◆ **Problem to solve**
Your job is to retype all of the data word for word, leaving every image out.

● ● ● ●

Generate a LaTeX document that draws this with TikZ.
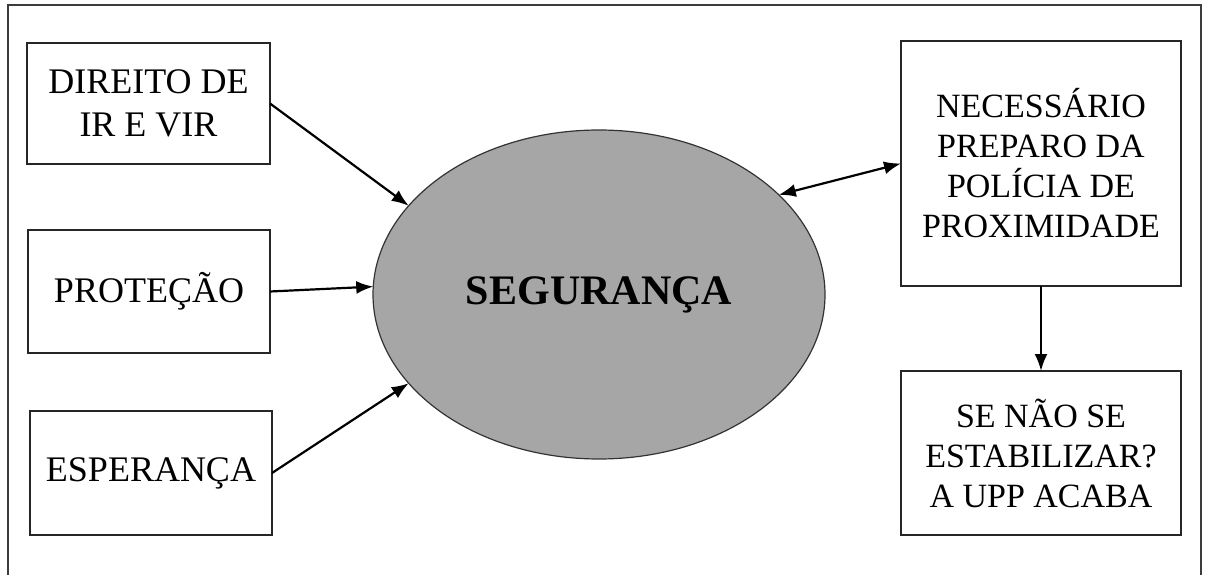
\documentclass[tikz,border=0pt]{standalone}
\usepackage{fontspec}
\setmainfont{Liberation Serif}
\usetikzlibrary{shapes.geometric,arrows.meta}
\definecolor{ellgray}{RGB}{166,166,166}
\definecolor{framegray}{RGB}{60,60,60}
\tikzset{
  box/.style={draw=black!85, line width=2.2pt, fill=white, inner sep=0pt, outer sep=0pt,
    align=center, font=\fontsize{36}{43}\selectfont},
  conn/.style={line width=2.2pt, -{Latex[length=17pt,width=13pt]}},
  dconn/.style={line width=2.2pt, {Latex[length=17pt,width=13pt]}-{Latex[length=17pt,width=13pt]}},
}
\begin{document}
\begin{tikzpicture}[x=1pt,y=-1pt]
\useasboundingbox (0,0) rectangle (1207,575);
\draw[framegray, line width=2pt] (8,575) -- (8,5) -- (1201,5) -- (1201,575);
\node[box, minimum width=243pt, minimum height=121pt] (dir) at (148.5,103.5) {DIREITO DE\\IR E VIR};
\node[box, minimum width=242pt, minimum height=123pt] (pro) at (149,291.5) {PROTEÇÃO};
\node[box, minimum width=242pt, minimum height=124pt] (esp) at (151,473) {ESPERANÇA};
\node[box, minimum width=280pt, minimum height=245pt, font=\fontsize{34}{40}\selectfont] (nec) at (1041,163.5) {NECESSÁRIO\\PREPARO DA\\POLÍCIA DE\\PROXIMIDADE};
\node[box, minimum width=280pt, minimum height=164pt, font=\fontsize{34}{40}\selectfont] (se) at (1041,453) {SE NÃO SE\\ESTABILIZAR?\\A UPP ACABA};
\node[ellipse, draw=black!80, line width=1.2pt, fill=ellgray, minimum width=452pt, minimum height=329pt, inner sep=0pt, outer sep=0pt, font=\bfseries\fontsize{42}{50}\selectfont] (seg) at (599,294.5) {SEGURANÇA};
\draw[conn] (dir.east) -- (seg.155);
\draw[conn] (pro.east) -- (seg.178.4);
\draw[conn] (esp.east) -- (seg.205);
\draw[dconn] (seg.29.2) -- (nec.west);
\draw[conn] (nec.south) -- (se.north);
\end{tikzpicture}
\end{document}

● ● ● ●

◆ **Output of the exercise**
Generate a LaTeX document that draws this with TikZ.
\documentclass[tikz,border=0pt]{standalone}
\usepackage{fontspec}
\setmainfont{Liberation Serif}
\usetikzlibrary{shapes.geometric,arrows.meta}
\definecolor{ellgray}{RGB}{166,166,166}
\definecolor{framegray}{RGB}{60,60,60}
\tikzset{
  box/.style={draw=black!85, line width=2.2pt, fill=white, inner sep=0pt, outer sep=0pt,
    align=center, font=\fontsize{36}{43}\selectfont},
  conn/.style={line width=2.2pt, -{Latex[length=17pt,width=13pt]}},
  dconn/.style={line width=2.2pt, {Latex[length=17pt,width=13pt]}-{Latex[length=17pt,width=13pt]}},
}
\begin{document}
\begin{tikzpicture}[x=1pt,y=-1pt]
\useasboundingbox (0,0) rectangle (1207,575);
\draw[framegray, line width=2pt] (8,575) -- (8,5) -- (1201,5) -- (1201,575);
\node[box, minimum width=243pt, minimum height=121pt] (dir) at (148.5,103.5) {DIREITO DE\\IR E VIR};
\node[box, minimum width=242pt, minimum height=123pt] (pro) at (149,291.5) {PROTEÇÃO};
\node[box, minimum width=242pt, minimum height=124pt] (esp) at (151,473) {ESPERANÇA};
\node[box, minimum width=280pt, minimum height=245pt, font=\fontsize{34}{40}\selectfont] (nec) at (1041,163.5) {NECESSÁRIO\\PREPARO DA\\POLÍCIA DE\\PROXIMIDADE};
\node[box, minimum width=280pt, minimum height=164pt, font=\fontsize{34}{40}\selectfont] (se) at (1041,453) {SE NÃO SE\\ESTABILIZAR?\\A UPP ACABA};
\node[ellipse, draw=black!80, line width=1.2pt, fill=ellgray, minimum width=452pt, minimum height=329pt, inner sep=0pt, outer sep=0pt, font=\bfseries\fontsize{42}{50}\selectfont] (seg) at (599,294.5) {SEGURANÇA};
\draw[conn] (dir.east) -- (seg.155);
\draw[conn] (pro.east) -- (seg.178.4);
\draw[conn] (esp.east) -- (seg.205);
\draw[dconn] (seg.29.2) -- (nec.west);
\draw[conn] (nec.south) -- (se.north);
\end{tikzpicture}
\end{document}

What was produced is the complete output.